Avoir un ou une camarade qui parle votre langue est une présence rassurante quand vous vous déplacez dans un pays en guerre, et d’autant plus quand vous vivez des moments tels que des attaques aériennes. Car dès notre arrivée dans la capitale, nous avons eu droit à une nuit d’alertes, où – à ce moment là – les attaques constituèrent les plus gros bombardements depuis deux mois. À mon retour, en échangeant sur cette expérience, ma grand-mère m’a même lancé "Eh bien nous serons deux, dans la famille, à avoir connu les abris antiaériens !", glaçant - elle qui n’avait même pas une dizaine d’années au commencement de la Seconde Guerre mondiale.

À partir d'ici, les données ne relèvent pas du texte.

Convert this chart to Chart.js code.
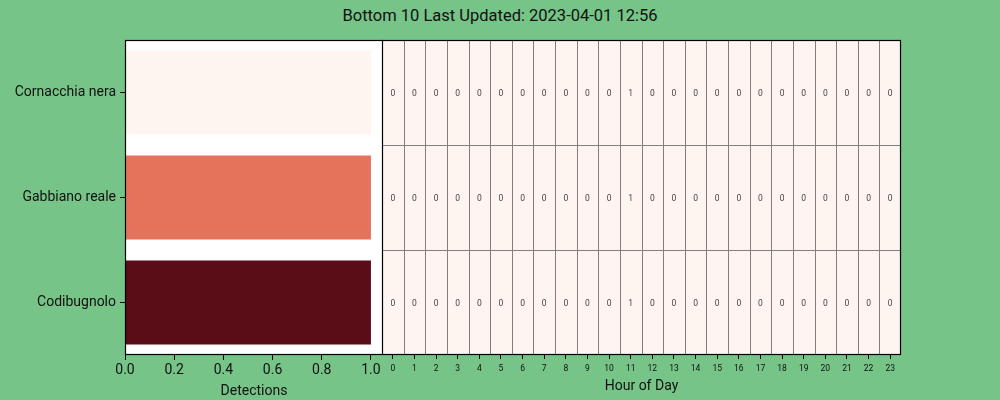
<!DOCTYPE html>
<html>
<head>
<meta charset="utf-8">
<script src="https://cdn.jsdelivr.net/npm/chart.js@4.4.0/dist/chart.umd.min.js"></script>
<style>
  html, body { margin:0; padding:0; background:#76c487; }
  #wrap { position:relative; width:1000px; height:400px; background:#76c487; overflow:hidden; }
  #title { position:absolute; left:0; top:6px; width:1000px; text-align:center; font-family:Roboto, sans-serif; font-size:16.5px; color:#111; }
  #c1 { position:absolute; left:0; top:0; }
  #c2 { position:absolute; left:382px; top:0; }
</style>
</head>
<body>
<div id="wrap">
  <div id="title">Bottom 10 Last Updated: 2023-04-01 12:56</div>
  <canvas id="c1" width="384" height="400" style="width:384px;height:400px"></canvas>
  <canvas id="c2" width="618" height="400" style="width:618px;height:400px"></canvas>
</div>
<script>
const species = ['Cornacchia nera', 'Gabbiano reale', 'Codibugnolo'];
const detections = [1, 1, 1];
const barColors = ['#fff5f0', '#e5735c', '#5a0c17'];
const hours = ['0','1','2','3','4','5','6','7','8','9','10','11','12','13','14','15','16','17','18','19','20','21','22','23'];
const countsCornacchia = [0,0,0,0,0,0,0,0,0,0,0,1,0,0,0,0,0,0,0,0,0,0,0,0];
const countsGabbiano   = [0,0,0,0,0,0,0,0,0,0,0,1,0,0,0,0,0,0,0,0,0,0,0,0];
const countsCodibugnolo= [0,0,0,0,0,0,0,0,0,0,0,1,0,0,0,0,0,0,0,0,0,0,0,0];
const xTicks1 = [0, 0.2, 0.4, 0.6, 0.8, 1.0];

const FONT = 'Roboto, sans-serif';

const boxPlugin = {
  id: 'box',
  beforeDraw(chart, args, opts) {
    const a = chart.chartArea, ctx = chart.ctx;
    ctx.save();
    ctx.fillStyle = opts.bg || '#ffffff';
    ctx.fillRect(a.left, a.top, a.right - a.left, a.bottom - a.top);
    ctx.restore();
  },
  afterDraw(chart) {
    const a = chart.chartArea, ctx = chart.ctx;
    ctx.save();
    ctx.strokeStyle = '#000';
    ctx.lineWidth = 1.2;
    ctx.strokeRect(a.left + 0.5, a.top + 0.5, a.right - a.left - 1, a.bottom - a.top - 1);
    ctx.restore();
  }
};

// Left chart: horizontal bars
new Chart(document.getElementById('c1'), {
  type: 'bar',
  data: {
    labels: species,
    datasets: [{ data: detections, backgroundColor: barColors, borderWidth: 0, barPercentage: 0.8, categoryPercentage: 1.0 }]
  },
  options: {
    indexAxis: 'y',
    responsive: false,
    animation: false,
    devicePixelRatio: 1,
    layout: { padding: { top: 40, right: 1, left: 0, bottom: 0 } },
    plugins: { legend: { display: false }, tooltip: { enabled: false }, box: { bg: '#ffffff' } },
    scales: {
      x: {
        type: 'linear', min: 0, max: 1.049,
        afterBuildTicks(s) { s.ticks = xTicks1.map(v => ({ value: v })); },
        afterFit(s) { s.height = 45; },
        grid: { drawOnChartArea: false, drawTicks: true, tickLength: 5, color: '#000', tickColor: '#000' },
        border: { display: false },
        ticks: { color: '#111', font: { family: FONT, size: 14 }, padding: 2, maxRotation: 0, callback: v => Number(v).toFixed(1) },
        title: { display: true, text: 'Detections', color: '#111', font: { family: FONT, size: 14 }, padding: { top: 0, bottom: 0 } }
      },
      y: {
        afterFit(s) { s.width = 125; },
        grid: { drawOnChartArea: false, drawTicks: true, tickLength: 5, color: '#000', tickColor: '#000', offset: false },
        border: { display: false },
        ticks: { color: '#111', font: { family: FONT, size: 14 }, padding: 4 }
      }
    }
  },
  plugins: [boxPlugin]
});

// Right chart: heatmap as stacked unit bars
const rowCounts = [countsCodibugnolo, countsGabbiano, countsCornacchia]; // bottom to top
const cellColor = '#fff5f0';
const heatDatasets = rowCounts.map((row, i) => ({
  label: 'row' + i,
  data: row.map(() => 1),
  counts: row,
  backgroundColor: cellColor,
  borderWidth: 0,
  barPercentage: 1.0,
  categoryPercentage: 1.0
}));

const heatPlugin = {
  id: 'heat',
  afterDatasetsDraw(chart) {
    const ctx = chart.ctx, a = chart.chartArea;
    const xs = chart.scales.x, ys = chart.scales.y;
    ctx.save();
    ctx.strokeStyle = '#808080';
    ctx.lineWidth = 1;
    for (let i = 1; i < hours.length; i++) {
      const px = Math.round((xs.getPixelForValue(i - 1) + xs.getPixelForValue(i)) / 2) + 0.5;
      ctx.beginPath(); ctx.moveTo(px, a.top); ctx.lineTo(px, a.bottom); ctx.stroke();
    }
    for (let r = 1; r < rowCounts.length; r++) {
      const py = Math.round(ys.getPixelForValue(r)) + 0.5;
      ctx.beginPath(); ctx.moveTo(a.left, py); ctx.lineTo(a.right, py); ctx.stroke();
    }
    ctx.fillStyle = '#444';
    ctx.font = '8.5px ' + FONT;
    ctx.textAlign = 'center';
    ctx.textBaseline = 'middle';
    rowCounts.forEach((row, r) => {
      const py = ys.getPixelForValue(r + 0.5) + 1;
      row.forEach((v, c) => {
        ctx.fillText(String(v), xs.getPixelForValue(c), py);
      });
    });
    ctx.restore();
  }
};

new Chart(document.getElementById('c2'), {
  type: 'bar',
  data: { labels: hours, datasets: heatDatasets },
  options: {
    responsive: false,
    animation: false,
    devicePixelRatio: 1,
    layout: { padding: { top: 40, right: 99, left: 0, bottom: 0 } },
    plugins: { legend: { display: false }, tooltip: { enabled: false }, box: { bg: cellColor } },
    scales: {
      x: {
        stacked: true,
        afterFit(s) { s.height = 45; },
        grid: { drawOnChartArea: false, drawTicks: true, tickLength: 4, color: '#000', tickColor: '#000', offset: false },
        border: { display: false },
        ticks: { color: '#111', font: { family: FONT, size: 8.5 }, padding: 5, maxRotation: 0, autoSkip: false },
        title: { display: true, text: 'Hour of Day', color: '#111', font: { family: FONT, size: 14 }, padding: { top: 0, bottom: 5 } }
      },
      y: {
        stacked: true, min: 0, max: 3, display: false
      }
    }
  },
  plugins: [boxPlugin, heatPlugin]
});
</script>
</body>
</html>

Comme si la guerre en Ukraine nous obligeait à regarder les choses autrement. Nous avons pu avoir un long échange avec quatre jeunes Ukrainiens, deux jeunes filles et deux garçons, entre 18 et 24 ans. Leur incroyable capacité de résilience nous a frappés. Ils continuent d'imaginer leur avenir, sans aucune garantie qu’il arrivera un jour. La question "Qu'est-ce que je vais faire de ma vie ?", si universelle pour les jeunes, prend chez eux une résonance particulière. Cette jeune fille qui étudie pour devenir psychologue remarque, avec un humour noir caractéristique du quotidien de guerre : "Je ne risque pas de manquer de travail une fois mes études achevées" – car en pleine guerre comme à la fin de celle-ci, c’est un peuple entier qui devra trouver les clefs de la guérison physique comme mentale. Cette fin justement, ils ne peuvent pas la situer dans le temps, mais ils la posent comme un horizon, pour continuer à tenir. Oleksander, à peine majeur en 2022, s'était tout de suite porté volontaire avec son père pour s'engager au commencement de l’invasion, « profitez, on n’a pas encore besoin de vous » se voient-ils répondre, alors tous deux aux pôles opposés de la limite de la conscription (25 à 60 ans actuellement en Ukraine). Aujourd'hui, si Oleksander ou ses camarades se rendent à l'ouest du pays, en sécurité, ils culpabilisent : « Je préfère être à Kyiv, en danger au même titre que les autres, je me sens mieux comme ça ». Ces jeunes portent sur leurs épaules le destin de tout un pays, de toute une jeunesse dont la vie est à l'arrêt, mais qui refusent d'abdiquer leurs espérances. Alors, en attendant, ils préparent un des avenirs possibles en regardant sur Youtube des tutos pour apprendre à piloter des drones ou savoir-faire un garrot : ils développent toutes sortes de connaissances techniques pour s'adapter à la guerre. Ils s’engagent pour garder contact avec la diaspora partie s’abriter dans d’autres pays, pour faire vivre leur culture et leurs traditions, pour préparer un après. Pour eux, l'Europe représente un soutien de taille et les remerciements sont chaleureux dès qu'ils entendent parler français. Alors que nous, nous avons passé notre temps à leur répondre « Mais c'est nous, qui vous remercions ».
Ces jeunes vivent la guerre, à chaque instant, mais ils ne veulent pas être réduits à cela. Cette guerre ne les définit pas comme personnes, ils sont plus que cela. C'est ce témoignage que je souhaite porter : les jeunes Ukrainiens ont nos goûts, nos envies, nos ambitions. Aujourd'hui, ils sont pris dans ce conflit absurde et interminable. Demain, cela peut nous arriver, sous une forme ou une autre. Il faut en finir avec l'Europe naïve et accepter nos responsabilités à toutes les échelles. L'Europe doit s'armer et se former, doit se préparer à affronter des temps difficiles.
J’ai conscience de ce paradoxe : « qui veut la paix, prépare la guerre » mais, à trop tirer la sonnette d'alarme, on court le risque d'effrayer les gens, de les décourager. Alors comment alerter pour créer, à l'inverse, un sursaut utile ? Nous préparer à toute éventualité c’est nous protéger et minimiser les risques pour le futur. Mon but n’est aujourd’hui pas de vous effrayer, mais de participer à ce que nous – Occidentaux, Européens de l’Ouest – prenions conscience que les défis qui sont là ne sont pas à prendre à la légère. À l’instar du changement climatique ou de la guerre en Palestine, c’est aujourd’hui qu’il faut agir en responsabilité, à l’échelle de chacun.
Rappelons-nous que l'existence est une aventure sans garantie et sans règles, on avance comme dans une course de fond, en s'adaptant aux réalités de notre époque. S'engager est aujourd'hui vital : pour rester maîtres de la situation, quelles que soient les circonstances que l'on devra affronter ensemble.